Considero que a PEC 275/2013 deve ser aprimorada também em outro ponto. Refiro-me à previsão de cabimento de recurso especial somente quando “a decisão recorrida der à lei federal interpretação divergente da que lhe haja atribuído outro tribunal”, o que corresponde à hipótese prevista na alínea c do artigo 105, III da Constituição, em sua atual redação.

Nesse ponto, a sugestão é melhor que a prevista na “PEC do STJ”, que cria o requisito da relevância da questão federal para o recurso especial, pois enaltece um dos papéis fundamentais do Superior Tribunal de Justiça, que é o de promover a uniformidade de interpretação do direito federal. Peca a proposta, contudo, ao não admitir recurso especial quando se alegar violação à lei federal, ainda que inexista dissídio jurisprudencial. Pode suceder, assim, que questões de direito federal novas ou que emerjam de apenas um dos tribunais locais não possam ser objeto de decisão, pelo Superior Tribunal de Justiça. Penso que a hipótese de cabimento prevista atualmente na alínea a do artigo 105, III da Constituição não pode ser totalmente afastada — ainda que, no caso dessa alínea, se preveja o requisito da relevância da questão federal, tal como previsto na PEC 209/2012.

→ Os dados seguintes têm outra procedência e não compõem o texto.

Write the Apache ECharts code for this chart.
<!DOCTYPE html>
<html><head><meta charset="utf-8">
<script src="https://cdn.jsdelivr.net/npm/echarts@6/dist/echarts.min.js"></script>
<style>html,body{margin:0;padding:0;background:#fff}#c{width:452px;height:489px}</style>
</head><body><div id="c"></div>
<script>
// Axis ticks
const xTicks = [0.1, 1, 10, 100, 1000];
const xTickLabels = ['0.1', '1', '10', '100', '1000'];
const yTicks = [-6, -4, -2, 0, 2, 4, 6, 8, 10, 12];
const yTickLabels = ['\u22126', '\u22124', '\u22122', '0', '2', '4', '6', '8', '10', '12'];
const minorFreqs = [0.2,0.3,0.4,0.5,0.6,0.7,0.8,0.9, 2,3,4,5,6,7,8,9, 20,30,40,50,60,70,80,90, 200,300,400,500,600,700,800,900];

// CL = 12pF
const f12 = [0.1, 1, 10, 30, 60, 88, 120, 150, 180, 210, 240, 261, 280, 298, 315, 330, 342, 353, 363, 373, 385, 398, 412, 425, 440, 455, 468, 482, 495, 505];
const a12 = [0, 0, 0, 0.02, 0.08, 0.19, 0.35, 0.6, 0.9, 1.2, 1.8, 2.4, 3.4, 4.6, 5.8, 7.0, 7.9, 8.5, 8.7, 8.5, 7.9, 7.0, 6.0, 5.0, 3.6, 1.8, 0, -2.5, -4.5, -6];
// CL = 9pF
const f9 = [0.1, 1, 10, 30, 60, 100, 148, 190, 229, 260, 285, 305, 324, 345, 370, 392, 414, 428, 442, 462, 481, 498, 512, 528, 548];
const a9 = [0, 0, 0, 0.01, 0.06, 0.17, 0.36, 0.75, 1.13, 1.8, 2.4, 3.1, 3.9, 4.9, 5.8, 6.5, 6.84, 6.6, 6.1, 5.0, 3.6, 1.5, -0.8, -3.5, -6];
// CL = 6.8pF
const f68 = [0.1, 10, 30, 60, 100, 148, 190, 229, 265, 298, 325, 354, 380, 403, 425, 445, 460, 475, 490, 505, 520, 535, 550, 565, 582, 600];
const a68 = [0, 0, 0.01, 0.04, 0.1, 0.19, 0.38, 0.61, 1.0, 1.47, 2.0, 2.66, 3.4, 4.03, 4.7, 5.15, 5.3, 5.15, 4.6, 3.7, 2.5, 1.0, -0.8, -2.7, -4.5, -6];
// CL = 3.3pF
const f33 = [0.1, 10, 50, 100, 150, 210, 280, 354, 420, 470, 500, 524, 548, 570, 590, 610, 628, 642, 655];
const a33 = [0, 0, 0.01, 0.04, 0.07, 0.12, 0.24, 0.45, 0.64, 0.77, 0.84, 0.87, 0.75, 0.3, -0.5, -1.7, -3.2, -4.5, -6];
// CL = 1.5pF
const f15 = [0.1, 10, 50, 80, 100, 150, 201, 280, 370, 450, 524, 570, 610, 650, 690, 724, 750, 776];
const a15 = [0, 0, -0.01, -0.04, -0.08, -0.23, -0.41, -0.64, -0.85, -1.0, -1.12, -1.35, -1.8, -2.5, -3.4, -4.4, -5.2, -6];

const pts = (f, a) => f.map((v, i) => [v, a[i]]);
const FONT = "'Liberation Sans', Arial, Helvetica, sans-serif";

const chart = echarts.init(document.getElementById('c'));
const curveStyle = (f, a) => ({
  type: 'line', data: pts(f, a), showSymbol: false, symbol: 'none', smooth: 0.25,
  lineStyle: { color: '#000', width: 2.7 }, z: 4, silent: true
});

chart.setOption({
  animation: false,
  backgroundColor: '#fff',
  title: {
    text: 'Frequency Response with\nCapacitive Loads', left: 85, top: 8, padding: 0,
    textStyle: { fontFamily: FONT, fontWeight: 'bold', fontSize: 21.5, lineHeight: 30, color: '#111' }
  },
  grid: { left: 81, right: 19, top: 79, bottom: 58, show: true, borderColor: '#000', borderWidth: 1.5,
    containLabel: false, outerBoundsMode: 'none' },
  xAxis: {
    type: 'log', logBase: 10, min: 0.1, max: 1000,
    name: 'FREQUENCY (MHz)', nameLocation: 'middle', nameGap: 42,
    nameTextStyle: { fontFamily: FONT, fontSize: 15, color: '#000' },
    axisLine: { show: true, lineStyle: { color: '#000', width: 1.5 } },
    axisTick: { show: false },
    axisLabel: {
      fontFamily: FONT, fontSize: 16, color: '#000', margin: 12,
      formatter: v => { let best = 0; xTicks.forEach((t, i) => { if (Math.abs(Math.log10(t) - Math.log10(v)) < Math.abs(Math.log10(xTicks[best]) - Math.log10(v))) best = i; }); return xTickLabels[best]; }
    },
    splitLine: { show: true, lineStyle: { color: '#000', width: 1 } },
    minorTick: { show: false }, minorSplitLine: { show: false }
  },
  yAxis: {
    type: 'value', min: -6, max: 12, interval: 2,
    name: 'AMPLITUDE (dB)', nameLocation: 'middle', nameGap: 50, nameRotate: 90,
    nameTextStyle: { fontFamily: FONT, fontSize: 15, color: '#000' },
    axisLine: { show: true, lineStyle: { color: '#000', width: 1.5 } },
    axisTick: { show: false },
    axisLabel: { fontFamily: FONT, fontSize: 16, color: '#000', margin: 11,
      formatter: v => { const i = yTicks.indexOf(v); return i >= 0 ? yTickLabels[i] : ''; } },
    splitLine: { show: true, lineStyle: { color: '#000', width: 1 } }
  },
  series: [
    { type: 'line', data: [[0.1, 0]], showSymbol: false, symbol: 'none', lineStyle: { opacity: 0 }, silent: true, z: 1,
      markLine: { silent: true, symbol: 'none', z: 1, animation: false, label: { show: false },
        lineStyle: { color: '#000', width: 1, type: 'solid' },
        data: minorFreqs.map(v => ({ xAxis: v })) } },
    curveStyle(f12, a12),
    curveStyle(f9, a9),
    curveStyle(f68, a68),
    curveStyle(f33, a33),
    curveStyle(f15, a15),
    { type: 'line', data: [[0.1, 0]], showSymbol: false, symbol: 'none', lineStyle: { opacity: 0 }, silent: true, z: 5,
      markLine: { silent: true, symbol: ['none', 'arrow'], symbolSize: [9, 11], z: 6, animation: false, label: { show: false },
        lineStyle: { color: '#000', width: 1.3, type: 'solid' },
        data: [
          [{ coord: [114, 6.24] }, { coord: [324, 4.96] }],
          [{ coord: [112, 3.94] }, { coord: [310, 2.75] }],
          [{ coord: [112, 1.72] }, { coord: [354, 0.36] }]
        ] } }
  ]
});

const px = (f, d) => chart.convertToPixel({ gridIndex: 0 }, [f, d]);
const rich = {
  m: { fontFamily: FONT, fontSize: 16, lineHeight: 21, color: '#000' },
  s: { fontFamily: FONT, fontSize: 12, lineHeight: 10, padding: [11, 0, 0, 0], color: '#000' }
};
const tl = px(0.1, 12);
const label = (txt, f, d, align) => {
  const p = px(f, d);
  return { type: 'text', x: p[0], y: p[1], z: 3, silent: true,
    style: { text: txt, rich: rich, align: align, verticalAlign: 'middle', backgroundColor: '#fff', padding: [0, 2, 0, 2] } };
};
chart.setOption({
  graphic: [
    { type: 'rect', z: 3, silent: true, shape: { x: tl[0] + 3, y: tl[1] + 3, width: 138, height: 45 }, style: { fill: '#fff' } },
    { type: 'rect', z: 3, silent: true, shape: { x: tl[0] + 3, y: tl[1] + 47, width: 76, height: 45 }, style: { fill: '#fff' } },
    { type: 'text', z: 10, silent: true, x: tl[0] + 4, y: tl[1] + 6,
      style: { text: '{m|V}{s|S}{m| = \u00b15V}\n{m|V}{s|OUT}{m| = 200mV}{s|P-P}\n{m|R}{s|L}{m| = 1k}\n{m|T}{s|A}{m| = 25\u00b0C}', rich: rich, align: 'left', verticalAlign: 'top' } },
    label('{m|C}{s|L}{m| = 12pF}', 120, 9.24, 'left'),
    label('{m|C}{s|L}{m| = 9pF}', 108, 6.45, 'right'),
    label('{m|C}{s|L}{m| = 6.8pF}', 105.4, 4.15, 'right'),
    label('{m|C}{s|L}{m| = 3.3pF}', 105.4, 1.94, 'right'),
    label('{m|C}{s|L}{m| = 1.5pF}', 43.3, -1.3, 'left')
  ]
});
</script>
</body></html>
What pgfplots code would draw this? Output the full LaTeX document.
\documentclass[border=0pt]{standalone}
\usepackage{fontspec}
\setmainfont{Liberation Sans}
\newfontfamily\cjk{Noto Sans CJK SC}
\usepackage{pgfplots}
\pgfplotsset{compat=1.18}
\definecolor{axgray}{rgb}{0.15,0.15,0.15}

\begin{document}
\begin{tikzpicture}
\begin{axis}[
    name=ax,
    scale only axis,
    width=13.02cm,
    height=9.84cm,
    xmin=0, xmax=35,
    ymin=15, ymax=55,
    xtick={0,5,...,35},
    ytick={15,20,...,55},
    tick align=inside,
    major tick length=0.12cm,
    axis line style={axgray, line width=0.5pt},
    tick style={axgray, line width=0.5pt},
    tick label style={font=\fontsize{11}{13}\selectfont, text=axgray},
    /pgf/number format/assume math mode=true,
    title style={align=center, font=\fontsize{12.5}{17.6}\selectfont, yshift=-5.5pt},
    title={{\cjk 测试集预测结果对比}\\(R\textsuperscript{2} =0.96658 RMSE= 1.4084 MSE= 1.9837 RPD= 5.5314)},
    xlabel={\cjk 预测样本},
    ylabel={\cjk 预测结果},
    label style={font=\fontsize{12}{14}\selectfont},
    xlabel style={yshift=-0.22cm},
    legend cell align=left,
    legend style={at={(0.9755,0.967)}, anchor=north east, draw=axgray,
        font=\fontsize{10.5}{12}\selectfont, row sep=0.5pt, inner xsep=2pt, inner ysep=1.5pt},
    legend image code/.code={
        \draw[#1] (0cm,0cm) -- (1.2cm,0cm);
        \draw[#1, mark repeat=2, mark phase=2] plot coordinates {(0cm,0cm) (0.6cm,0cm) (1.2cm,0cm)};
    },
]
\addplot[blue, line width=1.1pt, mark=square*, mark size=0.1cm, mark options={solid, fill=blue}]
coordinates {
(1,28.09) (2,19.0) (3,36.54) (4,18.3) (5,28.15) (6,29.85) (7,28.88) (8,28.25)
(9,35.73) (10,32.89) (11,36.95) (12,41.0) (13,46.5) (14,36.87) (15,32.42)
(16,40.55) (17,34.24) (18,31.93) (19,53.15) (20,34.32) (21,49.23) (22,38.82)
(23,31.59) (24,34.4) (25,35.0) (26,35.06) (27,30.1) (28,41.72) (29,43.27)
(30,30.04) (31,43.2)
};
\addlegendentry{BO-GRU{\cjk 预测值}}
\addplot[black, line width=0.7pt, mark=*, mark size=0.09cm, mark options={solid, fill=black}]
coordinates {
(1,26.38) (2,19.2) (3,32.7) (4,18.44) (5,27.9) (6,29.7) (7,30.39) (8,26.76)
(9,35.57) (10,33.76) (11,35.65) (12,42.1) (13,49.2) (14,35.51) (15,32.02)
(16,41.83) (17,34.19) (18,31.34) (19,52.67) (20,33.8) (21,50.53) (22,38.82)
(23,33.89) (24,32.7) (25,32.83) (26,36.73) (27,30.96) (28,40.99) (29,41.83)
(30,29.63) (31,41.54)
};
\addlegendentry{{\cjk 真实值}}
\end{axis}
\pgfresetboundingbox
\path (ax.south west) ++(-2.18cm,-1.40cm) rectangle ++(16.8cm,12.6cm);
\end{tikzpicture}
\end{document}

Quanto à conveniência de se alterar o nome do Supremo Tribunal Federal, que passaria a ser chamado de Corte Constitucional, confesso ter minhas dúvidas. Por um lado, a modificação do nome do tribunal, a rigor, não altera substancialmente sua função e razão de existir. Caso a Constituição passe a chama-lo de Corte Constitucional, contudo, é certo que isso terá importante papel simbólico, e poderá deixar marcas no modo como se comportam os juízes de tal corte.